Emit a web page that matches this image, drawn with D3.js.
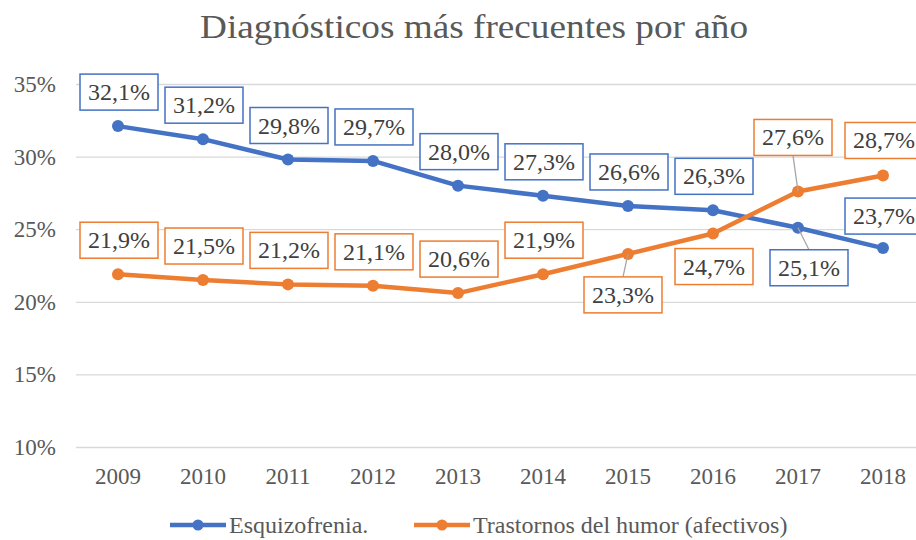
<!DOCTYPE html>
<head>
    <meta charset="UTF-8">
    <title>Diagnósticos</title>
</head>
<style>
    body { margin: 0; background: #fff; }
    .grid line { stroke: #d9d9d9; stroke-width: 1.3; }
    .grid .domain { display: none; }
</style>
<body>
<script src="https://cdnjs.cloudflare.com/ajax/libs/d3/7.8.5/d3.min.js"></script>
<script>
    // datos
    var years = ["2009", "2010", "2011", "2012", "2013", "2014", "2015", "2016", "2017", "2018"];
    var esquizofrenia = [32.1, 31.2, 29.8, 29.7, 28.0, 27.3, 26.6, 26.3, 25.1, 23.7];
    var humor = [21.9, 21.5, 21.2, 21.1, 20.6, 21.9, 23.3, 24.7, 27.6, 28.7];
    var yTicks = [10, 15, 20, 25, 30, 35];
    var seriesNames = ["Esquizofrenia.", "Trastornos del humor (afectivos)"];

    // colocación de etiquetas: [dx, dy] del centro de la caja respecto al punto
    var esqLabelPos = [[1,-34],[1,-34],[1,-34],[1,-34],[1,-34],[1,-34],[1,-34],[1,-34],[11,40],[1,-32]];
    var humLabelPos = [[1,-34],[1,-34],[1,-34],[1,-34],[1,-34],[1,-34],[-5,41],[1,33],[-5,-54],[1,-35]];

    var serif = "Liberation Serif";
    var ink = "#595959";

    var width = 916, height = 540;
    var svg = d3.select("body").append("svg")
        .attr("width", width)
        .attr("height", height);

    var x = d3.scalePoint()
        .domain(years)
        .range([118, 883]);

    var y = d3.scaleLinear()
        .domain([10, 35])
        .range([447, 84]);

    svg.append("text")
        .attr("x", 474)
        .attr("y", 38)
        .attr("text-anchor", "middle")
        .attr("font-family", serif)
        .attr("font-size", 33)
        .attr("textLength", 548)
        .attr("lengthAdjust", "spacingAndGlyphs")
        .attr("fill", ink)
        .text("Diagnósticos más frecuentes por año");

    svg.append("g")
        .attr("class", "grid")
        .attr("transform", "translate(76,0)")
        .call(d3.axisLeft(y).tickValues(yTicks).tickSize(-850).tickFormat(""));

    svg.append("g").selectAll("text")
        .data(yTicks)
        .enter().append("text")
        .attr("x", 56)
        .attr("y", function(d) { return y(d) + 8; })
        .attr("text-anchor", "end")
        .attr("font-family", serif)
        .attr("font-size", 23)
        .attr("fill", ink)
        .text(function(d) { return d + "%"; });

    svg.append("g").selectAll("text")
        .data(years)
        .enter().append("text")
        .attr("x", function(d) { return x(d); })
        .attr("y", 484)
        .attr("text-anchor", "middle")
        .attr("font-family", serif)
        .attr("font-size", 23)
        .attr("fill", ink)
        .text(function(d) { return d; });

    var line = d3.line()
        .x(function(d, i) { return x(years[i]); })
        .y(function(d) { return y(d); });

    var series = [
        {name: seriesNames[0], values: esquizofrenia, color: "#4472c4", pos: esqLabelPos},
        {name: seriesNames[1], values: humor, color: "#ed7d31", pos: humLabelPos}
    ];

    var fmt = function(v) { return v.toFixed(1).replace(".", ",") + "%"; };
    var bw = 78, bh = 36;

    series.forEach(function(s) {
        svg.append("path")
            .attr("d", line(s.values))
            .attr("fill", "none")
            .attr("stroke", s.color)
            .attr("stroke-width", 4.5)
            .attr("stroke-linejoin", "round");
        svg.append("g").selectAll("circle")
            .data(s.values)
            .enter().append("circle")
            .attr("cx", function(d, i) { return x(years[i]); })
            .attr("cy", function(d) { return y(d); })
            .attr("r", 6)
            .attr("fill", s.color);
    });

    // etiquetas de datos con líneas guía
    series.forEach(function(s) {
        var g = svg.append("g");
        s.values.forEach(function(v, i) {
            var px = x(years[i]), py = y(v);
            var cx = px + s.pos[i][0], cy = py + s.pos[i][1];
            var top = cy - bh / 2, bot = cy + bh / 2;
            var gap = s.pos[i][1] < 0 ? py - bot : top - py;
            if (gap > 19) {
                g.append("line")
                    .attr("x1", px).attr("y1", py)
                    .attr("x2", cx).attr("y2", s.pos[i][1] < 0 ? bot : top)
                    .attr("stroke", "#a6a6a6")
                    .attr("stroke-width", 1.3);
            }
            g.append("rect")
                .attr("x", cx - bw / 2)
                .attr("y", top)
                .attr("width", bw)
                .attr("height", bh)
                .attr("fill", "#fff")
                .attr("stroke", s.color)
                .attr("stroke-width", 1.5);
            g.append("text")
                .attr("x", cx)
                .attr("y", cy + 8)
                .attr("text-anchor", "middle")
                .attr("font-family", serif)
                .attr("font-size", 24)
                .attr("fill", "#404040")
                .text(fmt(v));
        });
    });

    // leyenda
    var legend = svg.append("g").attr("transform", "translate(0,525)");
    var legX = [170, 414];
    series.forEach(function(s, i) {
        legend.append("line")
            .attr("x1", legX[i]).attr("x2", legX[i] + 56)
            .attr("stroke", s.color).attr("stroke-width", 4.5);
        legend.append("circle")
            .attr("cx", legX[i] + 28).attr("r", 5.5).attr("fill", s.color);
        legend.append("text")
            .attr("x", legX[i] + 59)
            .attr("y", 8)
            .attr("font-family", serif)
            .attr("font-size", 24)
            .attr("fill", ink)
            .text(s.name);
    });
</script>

**WHAT THIS TASK INVOLVES:** Without including any pictures, print all of the material exactly as given.

**SOLUTION TO THE EXERCISE:**
Emit a web page that matches this image, drawn with D3.js.
<!DOCTYPE html>
<head>
    <meta charset="UTF-8">
    <title>Diagnósticos</title>
</head>
<style>
    body { margin: 0; background: #fff; }
    .grid line { stroke: #d9d9d9; stroke-width: 1.3; }
    .grid .domain { display: none; }
</style>
<body>
<script src="https://cdnjs.cloudflare.com/ajax/libs/d3/7.8.5/d3.min.js"></script>
<script>
    // datos
    var years = ["2009", "2010", "2011", "2012", "2013", "2014", "2015", "2016", "2017", "2018"];
    var esquizofrenia = [32.1, 31.2, 29.8, 29.7, 28.0, 27.3, 26.6, 26.3, 25.1, 23.7];
    var humor = [21.9, 21.5, 21.2, 21.1, 20.6, 21.9, 23.3, 24.7, 27.6, 28.7];
    var yTicks = [10, 15, 20, 25, 30, 35];
    var seriesNames = ["Esquizofrenia.", "Trastornos del humor (afectivos)"];

    // colocación de etiquetas: [dx, dy] del centro de la caja respecto al punto
    var esqLabelPos = [[1,-34],[1,-34],[1,-34],[1,-34],[1,-34],[1,-34],[1,-34],[1,-34],[11,40],[1,-32]];
    var humLabelPos = [[1,-34],[1,-34],[1,-34],[1,-34],[1,-34],[1,-34],[-5,41],[1,33],[-5,-54],[1,-35]];

    var serif = "Liberation Serif";
    var ink = "#595959";

    var width = 916, height = 540;
    var svg = d3.select("body").append("svg")
        .attr("width", width)
        .attr("height", height);

    var x = d3.scalePoint()
        .domain(years)
        .range([118, 883]);

    var y = d3.scaleLinear()
        .domain([10, 35])
        .range([447, 84]);

    svg.append("text")
        .attr("x", 474)
        .attr("y", 38)
        .attr("text-anchor", "middle")
        .attr("font-family", serif)
        .attr("font-size", 33)
        .attr("textLength", 548)
        .attr("lengthAdjust", "spacingAndGlyphs")
        .attr("fill", ink)
        .text("Diagnósticos más frecuentes por año");

    svg.append("g")
        .attr("class", "grid")
        .attr("transform", "translate(76,0)")
        .call(d3.axisLeft(y).tickValues(yTicks).tickSize(-850).tickFormat(""));

    svg.append("g").selectAll("text")
        .data(yTicks)
        .enter().append("text")
        .attr("x", 56)
        .attr("y", function(d) { return y(d) + 8; })
        .attr("text-anchor", "end")
        .attr("font-family", serif)
        .attr("font-size", 23)
        .attr("fill", ink)
        .text(function(d) { return d + "%"; });

    svg.append("g").selectAll("text")
        .data(years)
        .enter().append("text")
        .attr("x", function(d) { return x(d); })
        .attr("y", 484)
        .attr("text-anchor", "middle")
        .attr("font-family", serif)
        .attr("font-size", 23)
        .attr("fill", ink)
        .text(function(d) { return d; });

    var line = d3.line()
        .x(function(d, i) { return x(years[i]); })
        .y(function(d) { return y(d); });

    var series = [
        {name: seriesNames[0], values: esquizofrenia, color: "#4472c4", pos: esqLabelPos},
        {name: seriesNames[1], values: humor, color: "#ed7d31", pos: humLabelPos}
    ];

    var fmt = function(v) { return v.toFixed(1).replace(".", ",") + "%"; };
    var bw = 78, bh = 36;

    series.forEach(function(s) {
        svg.append("path")
            .attr("d", line(s.values))
            .attr("fill", "none")
            .attr("stroke", s.color)
            .attr("stroke-width", 4.5)
            .attr("stroke-linejoin", "round");
        svg.append("g").selectAll("circle")
            .data(s.values)
            .enter().append("circle")
            .attr("cx", function(d, i) { return x(years[i]); })
            .attr("cy", function(d) { return y(d); })
            .attr("r", 6)
            .attr("fill", s.color);
    });

    // etiquetas de datos con líneas guía
    series.forEach(function(s) {
        var g = svg.append("g");
        s.values.forEach(function(v, i) {
            var px = x(years[i]), py = y(v);
            var cx = px + s.pos[i][0], cy = py + s.pos[i][1];
            var top = cy - bh / 2, bot = cy + bh / 2;
            var gap = s.pos[i][1] < 0 ? py - bot : top - py;
            if (gap > 19) {
                g.append("line")
                    .attr("x1", px).attr("y1", py)
                    .attr("x2", cx).attr("y2", s.pos[i][1] < 0 ? bot : top)
                    .attr("stroke", "#a6a6a6")
                    .attr("stroke-width", 1.3);
            }
            g.append("rect")
                .attr("x", cx - bw / 2)
                .attr("y", top)
                .attr("width", bw)
                .attr("height", bh)
                .attr("fill", "#fff")
                .attr("stroke", s.color)
                .attr("stroke-width", 1.5);
            g.append("text")
                .attr("x", cx)
                .attr("y", cy + 8)
                .attr("text-anchor", "middle")
                .attr("font-family", serif)
                .attr("font-size", 24)
                .attr("fill", "#404040")
                .text(fmt(v));
        });
    });

    // leyenda
    var legend = svg.append("g").attr("transform", "translate(0,525)");
    var legX = [170, 414];
    series.forEach(function(s, i) {
        legend.append("line")
            .attr("x1", legX[i]).attr("x2", legX[i] + 56)
            .attr("stroke", s.color).attr("stroke-width", 4.5);
        legend.append("circle")
            .attr("cx", legX[i] + 28).attr("r", 5.5).attr("fill", s.color);
        legend.append("text")
            .attr("x", legX[i] + 59)
            .attr("y", 8)
            .attr("font-family", serif)
            .attr("font-size", 24)
            .attr("fill", ink)
            .text(s.name);
    });
</script>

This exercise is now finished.